Exotic leaf miners
Exotic leaf miners – the pests that leave tracks
This is the fourth article in a series on emerging biosecurity risks that growers should have on their radar – these are pests or diseases that are not currently present in New Zealand, but are proving highly invasive around the world.
What are leaf miners?
Leaf miners are very small flies (only 1-2.5 mm in length) that are black and often have yellow spots on the head and body. The colour pattern on the adults differs depending on the species. Eggs are tiny, translucent and often whitish. The larval stages burrow into leaf tissue and are not usually seen, but larvae leave distinctive tracks or ‘mines’ as they feed on the upper leaf cells. The leaf mines are typically white wiggly lines on the leaf that get larger as the larva grows.
Why are they a problem?
There are over 300 species of leaf miner worldwide, a number of which are already present in New Zealand. However, some of the exotic species of leaf miner have the potential to become serious horticultural pests if they were to establish in New Zealand. Five species of Liriomyza are of particular concern. These are american serpentine leaf miner (Liriomyza trifolii), vegetable leaf miner (L. sativae), tomato leaf miner (L. bryoniae), pea leaf miner (L. huidobrensis) and striped leaf miner (L. strigata).
Plant damage can occur in a number of ways but it is generally the larval stage of the insect that is most destructive.

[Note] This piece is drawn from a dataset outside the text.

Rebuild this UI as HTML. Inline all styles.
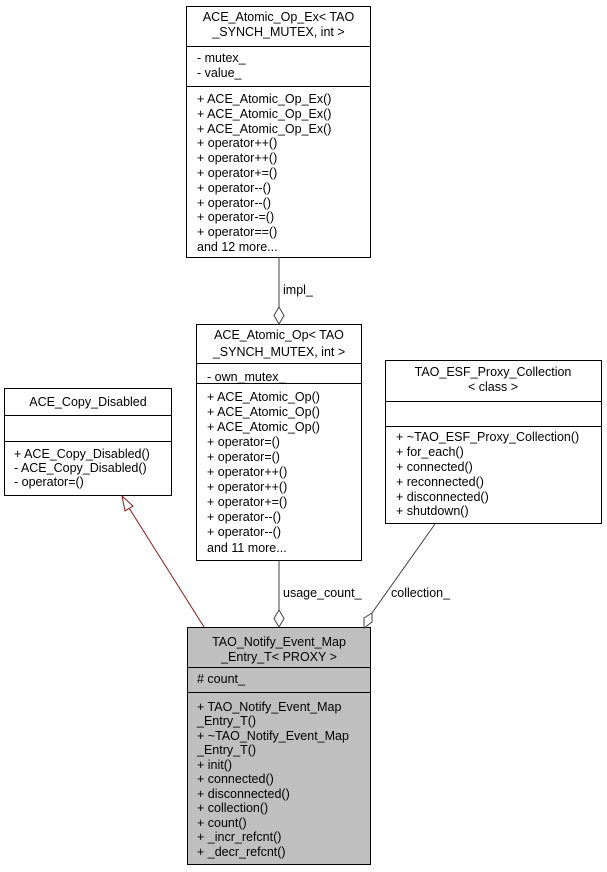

Larval feeding significantly damages the interior of the leaf which reduces the photosynthetic capability of plants and impacts on yield. Adult feeding and egg laying can cause leaf punctures, stippling and mechanical transmission of plant viruses. Leaf mines and punctures provide an entry point for pathogens, increasing the chance of secondary fungal infections.
What crops do they attack?
The host range varies for each species, but exotic leaf miners affect many important vegetable crops, including tomatoes, potatoes, celery, brassicas, cucurbits such as melons and pumpkins, and legumes including peas and beans. A range of feed crops (for example maize and clover) and many ornamental species are also hosts.
Distribution and spread
The leaf miners of concern to New Zealand have different distributions, but are generally widespread through Africa, America, Europe, Asia and parts of Oceania.
Risk to New Zealand
The highest risk for long distance spread to new areas is via transport of plant material or associated goods containing larvae such as infested plants, leaf material, soil or packaging. Adult flies are highly mobile and spread rapidly throughout a crop once established. Leaf miners are particularly problematic in protected cropping systems. What to do if you see it
If you think you’ve seen an exotic leaf miner call the Ministry for Primary Industries (MPI) pest and disease hotline on 0800 80 99 66.